Nolan spends most of his time with the Saints' defense. In recent weeks his hotly debated flex, which he learned from Tom Landry as an assistant at Dallas and later used in San Francisco, has produced results. One reason for the defense's improvement has been the play of End Don Reese, who in 1977 was one of two Miami Dolphins sentenced to prison for selling cocaine. The year Reese spent in the Dade County Stockade, the Saints drafted Maryland's 6'6", 254-pound Joe Campbell in the first round, thinking he would solve their defensive-end worries for a decade. Now Reese has replaced Campbell in the starting lineup, and his pass-rushing has been invaluable. Reese was a first draft choice of the Dolphins, but after the conviction the Saints were able to acquire him for a third-round pick. They now think the trade was a steal, a feeling one of the Saints recently conveyed to Reese by telling him, "I swear I'm glad you went to jail."
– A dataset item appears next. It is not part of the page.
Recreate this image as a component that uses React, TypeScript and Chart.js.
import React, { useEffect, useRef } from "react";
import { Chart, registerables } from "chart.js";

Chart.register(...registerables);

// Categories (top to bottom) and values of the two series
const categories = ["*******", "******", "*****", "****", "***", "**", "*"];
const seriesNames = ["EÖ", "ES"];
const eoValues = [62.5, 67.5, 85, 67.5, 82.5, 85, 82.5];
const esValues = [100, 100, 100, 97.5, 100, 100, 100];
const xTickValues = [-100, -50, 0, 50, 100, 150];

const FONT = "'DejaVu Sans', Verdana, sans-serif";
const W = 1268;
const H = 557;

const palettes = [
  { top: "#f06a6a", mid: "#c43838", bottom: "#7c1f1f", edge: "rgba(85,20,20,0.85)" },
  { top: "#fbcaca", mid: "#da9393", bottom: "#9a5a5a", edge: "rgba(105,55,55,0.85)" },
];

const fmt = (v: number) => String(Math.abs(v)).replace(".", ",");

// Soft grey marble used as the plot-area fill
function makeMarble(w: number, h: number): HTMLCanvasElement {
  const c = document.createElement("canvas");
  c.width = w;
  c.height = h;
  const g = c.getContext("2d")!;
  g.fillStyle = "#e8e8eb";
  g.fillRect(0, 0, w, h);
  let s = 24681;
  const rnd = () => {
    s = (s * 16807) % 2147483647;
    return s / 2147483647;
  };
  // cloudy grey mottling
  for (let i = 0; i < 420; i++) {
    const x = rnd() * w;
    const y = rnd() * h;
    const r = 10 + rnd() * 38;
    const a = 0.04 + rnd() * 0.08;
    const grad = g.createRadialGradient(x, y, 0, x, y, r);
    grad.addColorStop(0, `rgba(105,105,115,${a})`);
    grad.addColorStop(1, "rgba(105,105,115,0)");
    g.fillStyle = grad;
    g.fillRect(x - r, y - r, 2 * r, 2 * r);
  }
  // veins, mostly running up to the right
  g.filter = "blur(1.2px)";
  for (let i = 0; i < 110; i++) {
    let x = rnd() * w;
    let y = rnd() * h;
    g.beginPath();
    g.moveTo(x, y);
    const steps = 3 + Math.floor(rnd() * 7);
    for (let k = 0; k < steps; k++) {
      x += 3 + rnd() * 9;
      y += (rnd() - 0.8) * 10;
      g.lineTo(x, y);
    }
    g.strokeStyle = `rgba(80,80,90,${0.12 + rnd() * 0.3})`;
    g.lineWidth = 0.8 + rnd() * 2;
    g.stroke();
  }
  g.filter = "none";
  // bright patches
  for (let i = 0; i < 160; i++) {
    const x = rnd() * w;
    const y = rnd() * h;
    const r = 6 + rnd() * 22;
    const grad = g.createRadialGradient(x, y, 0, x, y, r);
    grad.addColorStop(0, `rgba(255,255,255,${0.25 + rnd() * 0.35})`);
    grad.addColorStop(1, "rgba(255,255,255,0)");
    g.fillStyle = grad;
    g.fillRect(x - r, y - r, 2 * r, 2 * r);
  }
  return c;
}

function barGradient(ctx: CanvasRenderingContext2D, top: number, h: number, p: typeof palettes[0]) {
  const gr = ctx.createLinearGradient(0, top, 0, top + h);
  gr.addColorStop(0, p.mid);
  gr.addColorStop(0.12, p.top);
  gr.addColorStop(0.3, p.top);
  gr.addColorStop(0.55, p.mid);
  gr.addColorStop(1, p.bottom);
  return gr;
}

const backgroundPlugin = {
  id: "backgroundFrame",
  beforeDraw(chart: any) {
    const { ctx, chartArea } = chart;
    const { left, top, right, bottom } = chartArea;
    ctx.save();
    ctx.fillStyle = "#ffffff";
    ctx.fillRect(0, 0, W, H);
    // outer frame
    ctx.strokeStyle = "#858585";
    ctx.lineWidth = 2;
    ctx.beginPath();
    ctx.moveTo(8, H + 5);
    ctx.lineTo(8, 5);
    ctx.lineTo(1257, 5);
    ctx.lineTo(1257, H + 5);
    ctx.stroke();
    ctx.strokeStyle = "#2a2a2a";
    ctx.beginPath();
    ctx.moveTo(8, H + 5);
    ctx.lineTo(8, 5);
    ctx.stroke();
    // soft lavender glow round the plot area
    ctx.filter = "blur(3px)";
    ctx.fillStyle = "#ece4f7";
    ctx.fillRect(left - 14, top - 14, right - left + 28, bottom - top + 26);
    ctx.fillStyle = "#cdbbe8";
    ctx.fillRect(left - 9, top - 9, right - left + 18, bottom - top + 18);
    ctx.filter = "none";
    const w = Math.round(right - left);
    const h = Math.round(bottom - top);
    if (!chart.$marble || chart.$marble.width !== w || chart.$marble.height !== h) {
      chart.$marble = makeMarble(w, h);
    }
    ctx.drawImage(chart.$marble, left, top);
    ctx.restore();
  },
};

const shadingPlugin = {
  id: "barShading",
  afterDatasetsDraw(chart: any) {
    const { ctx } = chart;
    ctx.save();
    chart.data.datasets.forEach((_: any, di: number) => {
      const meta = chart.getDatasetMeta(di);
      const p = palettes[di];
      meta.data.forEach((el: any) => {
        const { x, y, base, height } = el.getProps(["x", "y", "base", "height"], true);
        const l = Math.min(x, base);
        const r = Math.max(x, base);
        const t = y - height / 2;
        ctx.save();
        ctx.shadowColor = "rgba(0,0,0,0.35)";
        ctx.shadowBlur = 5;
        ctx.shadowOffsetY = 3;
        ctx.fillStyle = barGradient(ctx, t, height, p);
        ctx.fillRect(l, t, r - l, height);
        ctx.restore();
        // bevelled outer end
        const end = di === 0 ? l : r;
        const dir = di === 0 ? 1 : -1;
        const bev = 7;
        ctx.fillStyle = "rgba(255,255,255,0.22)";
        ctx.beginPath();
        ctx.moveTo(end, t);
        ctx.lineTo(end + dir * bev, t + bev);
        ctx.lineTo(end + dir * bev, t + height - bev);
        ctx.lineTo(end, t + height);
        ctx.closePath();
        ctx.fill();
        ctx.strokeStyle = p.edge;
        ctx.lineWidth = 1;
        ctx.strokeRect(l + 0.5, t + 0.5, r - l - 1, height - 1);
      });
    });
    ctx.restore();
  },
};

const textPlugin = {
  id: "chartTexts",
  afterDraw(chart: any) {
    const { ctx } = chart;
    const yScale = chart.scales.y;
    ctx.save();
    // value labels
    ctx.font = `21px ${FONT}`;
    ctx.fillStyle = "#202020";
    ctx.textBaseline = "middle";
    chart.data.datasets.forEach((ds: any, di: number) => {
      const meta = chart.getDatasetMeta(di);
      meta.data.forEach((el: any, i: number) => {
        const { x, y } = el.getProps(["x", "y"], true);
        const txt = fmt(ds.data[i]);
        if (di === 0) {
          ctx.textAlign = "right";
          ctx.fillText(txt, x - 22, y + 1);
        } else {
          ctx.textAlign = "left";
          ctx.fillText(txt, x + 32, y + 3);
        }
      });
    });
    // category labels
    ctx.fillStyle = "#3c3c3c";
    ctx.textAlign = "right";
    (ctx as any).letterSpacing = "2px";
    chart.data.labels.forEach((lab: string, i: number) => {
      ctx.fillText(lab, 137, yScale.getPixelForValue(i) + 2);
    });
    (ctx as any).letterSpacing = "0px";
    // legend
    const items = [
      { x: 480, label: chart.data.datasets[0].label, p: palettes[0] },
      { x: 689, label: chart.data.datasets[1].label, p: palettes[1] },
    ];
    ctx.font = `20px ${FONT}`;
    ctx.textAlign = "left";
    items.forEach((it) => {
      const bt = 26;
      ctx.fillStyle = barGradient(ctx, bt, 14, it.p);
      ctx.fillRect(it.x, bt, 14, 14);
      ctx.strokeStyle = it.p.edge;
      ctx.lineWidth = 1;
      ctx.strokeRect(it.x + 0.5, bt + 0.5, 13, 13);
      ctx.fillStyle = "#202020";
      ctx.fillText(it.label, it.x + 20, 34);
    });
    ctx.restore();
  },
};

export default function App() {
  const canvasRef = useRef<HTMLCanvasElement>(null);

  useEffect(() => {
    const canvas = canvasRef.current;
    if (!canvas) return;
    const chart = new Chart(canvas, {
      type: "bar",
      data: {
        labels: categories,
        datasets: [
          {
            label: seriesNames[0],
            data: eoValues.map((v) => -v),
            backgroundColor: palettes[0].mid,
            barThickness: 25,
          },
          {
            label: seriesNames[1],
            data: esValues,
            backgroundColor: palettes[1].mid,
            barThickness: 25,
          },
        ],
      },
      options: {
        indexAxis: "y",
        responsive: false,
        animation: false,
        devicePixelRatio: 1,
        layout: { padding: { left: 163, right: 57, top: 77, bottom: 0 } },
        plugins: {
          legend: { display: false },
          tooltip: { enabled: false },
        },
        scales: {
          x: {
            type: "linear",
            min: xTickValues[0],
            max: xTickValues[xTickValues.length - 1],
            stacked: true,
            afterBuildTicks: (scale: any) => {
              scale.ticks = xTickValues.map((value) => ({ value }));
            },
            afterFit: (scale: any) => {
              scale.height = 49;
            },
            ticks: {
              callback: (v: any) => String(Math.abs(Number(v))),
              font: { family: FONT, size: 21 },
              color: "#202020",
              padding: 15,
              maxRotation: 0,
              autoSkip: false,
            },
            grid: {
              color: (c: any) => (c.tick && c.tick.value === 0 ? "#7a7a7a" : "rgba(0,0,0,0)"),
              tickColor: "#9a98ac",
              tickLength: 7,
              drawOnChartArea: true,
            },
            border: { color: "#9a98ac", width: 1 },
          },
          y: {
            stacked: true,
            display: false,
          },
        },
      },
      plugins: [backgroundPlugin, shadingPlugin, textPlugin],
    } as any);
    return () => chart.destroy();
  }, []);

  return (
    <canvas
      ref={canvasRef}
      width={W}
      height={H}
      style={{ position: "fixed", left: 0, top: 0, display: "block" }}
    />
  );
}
It is the New Orleans offense, not the defense, which carries the team, thanks to three of the Saints' first-round selections who have panned out—Manning, Running Back Chuck Muncie and Wide Receiver Wes Chandler. Manning, the top choice in 1971, was plagued by injuries for years; two arm operations sidelined him for the entire 1976 season, and he considered quitting football. "I thought I'd go back to Mississippi and raise pigs or something," Manning says. "I was discouraged. My arm hurt and we were getting the stew beat out of us. The reason I didn't quit was that I didn't know how to go about it." Last year, healthy for the first time since 1973, Manning threw for 3,416 yards and was named the NFC Player of the Year.
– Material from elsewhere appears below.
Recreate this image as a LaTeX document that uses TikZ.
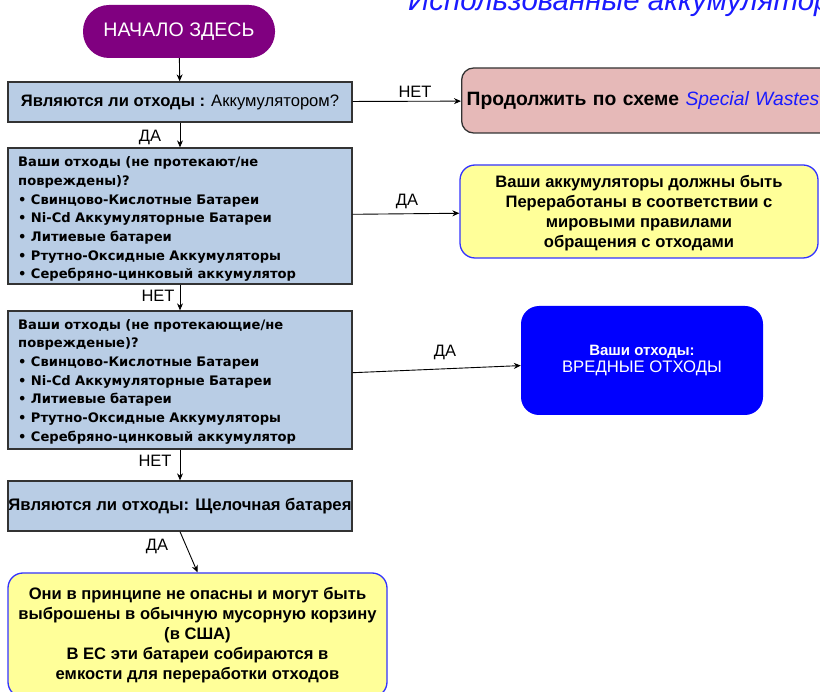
\documentclass[tikz,border=0pt]{standalone}
\usepackage{fontspec}
\setmainfont{Liberation Sans}
\newfontfamily\listfont{DejaVu Sans}
\usetikzlibrary{arrows.meta}
\definecolor{qblue}{HTML}{B9CDE5}
\definecolor{pinkfill}{HTML}{E6B9B8}
\definecolor{yfill}{HTML}{FFFF99}
\definecolor{yborder}{HTML}{3333FF}
\definecolor{startpurple}{HTML}{800080}
\definecolor{hazard}{HTML}{0000FF}
\definecolor{linkblue}{HTML}{1A1AFF}
\definecolor{edgegray}{HTML}{333333}

\begin{document}
\begin{tikzpicture}[x=1pt,y=-1pt,
  qbox/.style={draw=edgegray, line width=1.3pt, fill=qblue, rectangle,
    minimum width=344pt, inner sep=0pt},
  ybox/.style={draw=yborder, line width=1.3pt, fill=yfill, rounded corners=15pt,
    inner sep=0pt, align=center, font=\fontsize{16.6}{20}\selectfont\bfseries},
  lbl/.style={font=\fontsize{16.5}{18}\selectfont, inner sep=0pt},
  arr/.style={draw=black, line width=0.9pt, -{Stealth[length=7pt,width=6pt]}},
  listtxt/.style={text width=330pt, align=left, inner sep=0pt,
    font=\listfont\fontsize{13.1}{18.7}\selectfont\bfseries}
]
\useasboundingbox (0,0) rectangle (820,692);
\clip (0,0) rectangle (820,692);

% heading, running off the top edge
\node[anchor=base west, inner sep=0pt, text=linkblue,
  font=\fontsize{29.5}{31}\selectfont\itshape] (title) at (408,11) {Использованные аккумуляторы};

% start terminator
\node[fill=startpurple, rounded corners=26pt, minimum width=192pt, minimum height=53pt,
  inner sep=0pt, text=white, font=\fontsize{19.6}{22}\selectfont] (start) at (179,31.5) {НАЧАЛО ЗДЕСЬ};

% question boxes
\node[qbox, minimum height=40pt, font=\fontsize{16.6}{18}\selectfont] (q1) at (180,102)
  {\textbf{Являются ли отходы :} Аккумулятором?};

\node[qbox, minimum height=136pt] (q2) at (180,216) {};
\node[listtxt, anchor=north west] (q2t) at (18,156.5)
  {Ваши отходы (не протекают/не\\ повреждены)?\\
   \textbullet\ Свинцово-Кислотные Батареи\\
   \textbullet\ Ni-Cd Аккумуляторные Батареи\\
   \textbullet\ Литиевые батареи\\
   \textbullet\ Ртутно-Оксидные Аккумуляторы\\
   \textbullet\ Серебряно-цинковый аккумулятор};

\node[qbox, minimum height=138pt] (q3) at (180,380) {};
\node[listtxt, anchor=north west] (q3t) at (18,319)
  {Ваши отходы (не протекающие/не\\ поврежденые)?\\
   \textbullet\ Свинцово-Кислотные Батареи\\
   \textbullet\ Ni-Cd Аккумуляторные Батареи\\
   \textbullet\ Литиевые батареи\\
   \textbullet\ Ртутно-Оксидные Аккумуляторы\\
   \textbullet\ Серебряно-цинковый аккумулятор};

\node[qbox, minimum height=50pt, font=\fontsize{16.7}{18}\selectfont\bfseries] (q4) at (180,506)
  {Являются ли отходы: Щелочная батарея};

% outcome boxes
\node[draw=edgegray, line width=1.3pt, fill=pinkfill, rounded corners=12pt,
  minimum width=420pt, minimum height=65pt, anchor=west, inner sep=5pt,
  text width=410pt, align=left, font=\fontsize{19.3}{21}\selectfont\bfseries] (special) at (461,100.5)
  {Продолжить по схеме \textcolor{linkblue}{\mdseries\itshape Special Wastes}};

\node[ybox, minimum width=358pt, minimum height=93pt] (recycle) at (639,211.5)
  {\rule{0pt}{15pt}Ваши аккумуляторы должны быть\\ Переработаны в соответствии с\\ мировыми правилами\\ обращения с отходами};

\node[fill=hazard, rounded corners=18pt, minimum width=242pt, minimum height=109pt,
  inner sep=0pt, text=white, align=center] (hazardous) at (642,360.5)
  {{\fontsize{15}{17}\selectfont\bfseries Ваши отходы:}\\[1.5pt]
   {\fontsize{16.7}{18}\selectfont ВРЕДНЫЕ ОТХОДЫ}};

\node[ybox, minimum width=379pt, minimum height=124pt] (alkaline) at (197.5,635)
  {Они в принципе не опасны и могут быть\\ выброшены в обычную мусорную корзину\\ (в США)\\ В ЕС эти батареи собираются в\\ емкости для переработки отходов};

% connectors
\draw[arr] (start) -- (q1);
\draw[arr] (q1) -- (special);
\draw[arr] (q1) -- (q2);
\draw[arr] (q2) -- (recycle);
\draw[arr] (q2) -- (q3);
\draw[arr] (q3) -- (hazardous);
\draw[arr] (q3) -- (q4);
\draw[arr] (q4.south) -- (alkaline.north);

% connector labels
\node[lbl] (l1) at (415,92) {НЕТ};
\node[lbl] (l2) at (150,137) {ДА};
\node[lbl] (l3) at (407,201) {ДА};
\node[lbl] (l4) at (158,296) {НЕТ};
\node[lbl] (l5) at (445,352) {ДА};
\node[lbl] (l6) at (155,461) {НЕТ};
\node[lbl] (l7) at (157,546) {ДА};
\end{tikzpicture}
\end{document}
Muncie, the No. 1 pick in 1976, ran for 54 yards against the Broncos and needs just 310 more in the final six games to become the first Saint ever to reach 1,000. "Chuck is playing twice as well as he ever has before, which makes him about half as good as he can be," says one teammate.

When Manning goes to the air, his deep threat is Chandler, the No. 1 choice in 1978. Chandler was only a part-time performer at wide receiver last season. This fueled suspicion that the Saints had wasted still another first-round pick. Some critics questioned whether the 5'11", 186-pound Chandler was big enough for the NFL. Well, before this season began, Chandler brashly predicted he would catch 80 passes, something no wide receiver has done since Dave Parks and Lionel Taylor in 1965. Chandler caught three on Sunday in Denver and has 44 for the season. He leads the NFC with 783 yards.
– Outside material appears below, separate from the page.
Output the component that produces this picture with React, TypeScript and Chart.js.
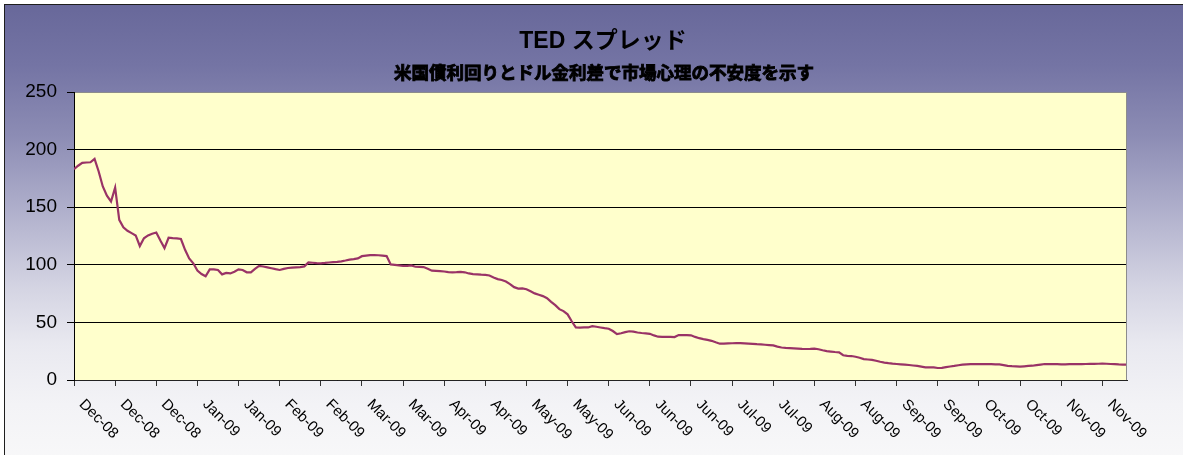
import React, { useEffect, useRef } from "react";
import { Chart, registerables } from "chart.js";

Chart.register(...registerables);

const chartTitle = "TED スプレッド";
const chartSubtitle = "米国債利回りとドル金利差で市場心理の不安度を示す";

const tickLabels = [
  "Dec-08", "Dec-08", "Dec-08", "Jan-09", "Jan-09", "Feb-09", "Feb-09", "Mar-09", "Mar-09",
  "Apr-09", "Apr-09", "May-09", "May-09", "Jun-09", "Jun-09", "Jun-09", "Jul-09", "Jul-09",
  "Aug-09", "Aug-09", "Sep-09", "Sep-09", "Oct-09", "Oct-09", "Nov-09", "Nov-09",
];

const tedValues = [
  183, 186, 188.5, 188.8, 189, 192, 181, 168, 160, 155,
  167, 139, 132.5, 129.5, 127.5, 125.5, 116.3, 123, 125.5, 127,
  128, 121, 114.5, 123.5, 123.2, 123, 122.4, 113, 105.5, 101.3,
  95, 92, 90, 96, 96, 95.5, 91.7, 93, 92.5, 94,
  96, 95.5, 93.5, 93.5, 96.5, 99, 98.5, 97.8, 97, 96.2,
  95.5, 96.5, 97.2, 97.5, 97.8, 98, 98.6, 102, 101.8, 101.5,
  101.3, 101.6, 102, 102.3, 102.5, 103, 103.7, 104.5, 105, 105.6,
  107.5, 108, 108.4, 108.5, 108.3, 108, 107.6, 100.3, 100, 99.5,
  99, 99, 99.5, 98.3, 98.2, 98, 96.5, 94.9, 94.7, 94.5,
  94.2, 93.6, 93.5, 93.6, 93.8, 93.5, 92.5, 91.9, 91.7, 91.4,
  91.2, 90.7, 89, 87.6, 86.8, 85.5, 83.3, 80.6, 79.3, 79.5,
  78.8, 77, 75.2, 74, 72.8, 71, 67.8, 65, 61.5, 59.8,
  57, 51, 45.7, 45.5, 45.7, 45.6, 46.8, 46.2, 45.6, 45,
  44.5, 42.5, 39.8, 40.6, 41.5, 42.3, 42, 41.2, 40.8, 40.5,
  40.1, 38.7, 37.6, 37.5, 37.5, 37.4, 37.3, 39, 38.9, 38.9,
  38.8, 37.4, 36.3, 35.5, 34.8, 34, 32.7, 31.5, 31.6, 31.8,
  31.9, 32, 32, 31.8, 31.6, 31.4, 31.1, 30.9, 30.6, 30.3,
  30, 29, 28.2, 27.9, 27.7, 27.5, 27.3, 27, 26.9, 27,
  27.2, 26.7, 25.8, 25.1, 24.7, 24.3, 24, 21.5, 20.9, 20.8,
  20.2, 19.3, 18.1, 17.8, 17.5, 16.7, 15.8, 15.1, 14.6, 14.2,
  13.9, 13.6, 13.3, 13, 12.6, 12.2, 11.6, 11, 11, 11,
  10.4, 10.6, 11.2, 11.7, 12.2, 12.8, 13.3, 13.6, 13.7, 13.8,
  13.9, 13.8, 13.7, 13.7, 13.6, 13.5, 12.9, 12.3, 12, 11.8,
  11.6, 11.9, 12.2, 12.4, 12.9, 13.4, 13.9, 13.8, 13.7, 13.7,
  13.6, 13.6, 13.7, 13.7, 13.8, 13.8, 13.9, 14, 14, 14.1,
  14.2, 14.1, 13.9, 13.7, 13.5, 13.4, 13.3,
];

const labelEvery = 10;
const yMin = 0;
const yMax = 250;
const yStep = 50;

const W = 1183;
const H = 455;

export default function App() {
  const canvasRef = useRef<HTMLCanvasElement | null>(null);

  useEffect(() => {
    const canvas = canvasRef.current;
    if (!canvas) return;

    const decorPlugin = {
      id: "decor",
      beforeDraw(chart: any) {
        const { ctx, chartArea } = chart;
        ctx.save();
        ctx.fillStyle = "#ffffcc";
        ctx.fillRect(chartArea.left, chartArea.top, chartArea.right - chartArea.left, chartArea.bottom - chartArea.top);
        ctx.restore();
      },
      afterDatasetsDraw(chart: any) {
        const { ctx, chartArea } = chart;
        ctx.save();
        ctx.strokeStyle = "#8c8c8c";
        ctx.lineWidth = 1;
        ctx.beginPath();
        ctx.moveTo(Math.round(chartArea.right) - 0.5, chartArea.top);
        ctx.lineTo(Math.round(chartArea.right) - 0.5, chartArea.bottom);
        ctx.stroke();
        ctx.restore();
      },
      afterDraw(chart: any) {
        const { ctx } = chart;
        const xs = chart.scales.x;
        ctx.save();
        // title
        ctx.fillStyle = "#000";
        ctx.textAlign = "center";
        ctx.textBaseline = "alphabetic";
        ctx.font = 'bold 23px "Liberation Sans", "Noto Sans CJK JP", sans-serif';
        ctx.fillText(chartTitle, 603, 48);
        ctx.font = 'bold 17.5px "Noto Sans CJK JP", sans-serif';
        ctx.textBaseline = "middle";
        ctx.strokeStyle = "#000";
        ctx.lineWidth = 0.9;
        ctx.strokeText(chartSubtitle, 604, 72.5);
        ctx.fillText(chartSubtitle, 604, 72.5);
        // x labels
        ctx.font = '15px "Liberation Sans", Arial, sans-serif';
        ctx.textAlign = "left";
        ctx.textBaseline = "middle";
        tickLabels.forEach((lab, i) => {
          const x = xs.getPixelForValue(i * labelEvery);
          ctx.save();
          ctx.translate(x + 7.5, 402);
          ctx.rotate(Math.PI / 4);
          ctx.fillText(lab, 0, 0);
          ctx.restore();
        });
        ctx.restore();
      },
    };

    const chart = new Chart(canvas, {
      type: "line",
      data: {
        datasets: [
          {
            label: "TED",
            data: tedValues.map((v, i) => ({ x: i, y: v })),
            borderColor: "#993366",
            borderWidth: 2.2,
            pointRadius: 0,
            tension: 0,
            fill: false,
          },
        ],
      },
      options: {
        animation: false,
        responsive: false,
        devicePixelRatio: 1,
        layout: { padding: { left: 0, right: 56, top: 92, bottom: 0 } },
        plugins: {
          legend: { display: false },
          title: { display: false },
          tooltip: { enabled: false },
        },
        scales: {
          x: {
            type: "linear",
            min: 0,
            max: tedValues.length - 1,
            afterFit(scale: any) {
              scale.height = 75;
            },
            ticks: {
              display: false,
              stepSize: labelEvery,
              includeBounds: false,
            },
            grid: {
              drawOnChartArea: false,
              drawTicks: true,
              tickLength: 6,
              tickColor: "#333",
              color: "#333",
            },
            border: { display: true, color: "#222", width: 1 },
          },
          y: {
            min: yMin,
            max: yMax,
            afterFit(scale: any) {
              scale.width = 74;
            },
            ticks: {
              stepSize: yStep,
              padding: 10,
              color: "#000",
              font: { family: '"Liberation Sans", Arial, sans-serif', size: 19 },
            },
            grid: {
              color: (c: any) => (c.tick && c.tick.value === yMax ? "#8c8c8c" : "#000"),
              tickColor: "#000",
              tickLength: 7,
              lineWidth: 1,
            },
            border: { display: true, color: "#000", width: 1 },
          },
        },
      },
      plugins: [decorPlugin],
    });

    return () => {
      chart.destroy();
    };
  }, []);

  return (
    <div style={{ position: "fixed", left: 0, top: 0, width: W, height: H, overflow: "hidden" }}>
      <div
        style={{
          position: "absolute",
          left: 4,
          top: 4,
          width: 1260,
          height: 520,
          border: "1px solid #1e1e1e",
          background:
            "linear-gradient(to bottom, #68689a 0px, #7474a4 60px, #8c8cb4 130px, #adadca 200px, #d3d3e2 280px, #e9e9f0 340px, #f3f3f6 400px, #f8f8f9 460px)",
        }}
      />
      <canvas
        ref={canvasRef}
        width={W}
        height={H}
        style={{ position: "absolute", left: 0, top: 0, width: W, height: H }}
      />
    </div>
  );
}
Chandler says he wants to be recognized as the greatest receiver in pro football. And if he is, he would like to be known as the Count, a reference to Count Dracula who, Chandler says, was widely recognized as the greatest at his specialty. Be that as it may, Chandler can content himself for the time being with the knowledge that at last the Saints are showing some very sharp teeth.


Former Dolphin Don Reese (60) has beefed up New Orleans' pass rush and given snap to the flex.


Nolan (left) has more job security now that the Saints share first place with L.A. The bespectacled Muncie has cured the Saints' running woes.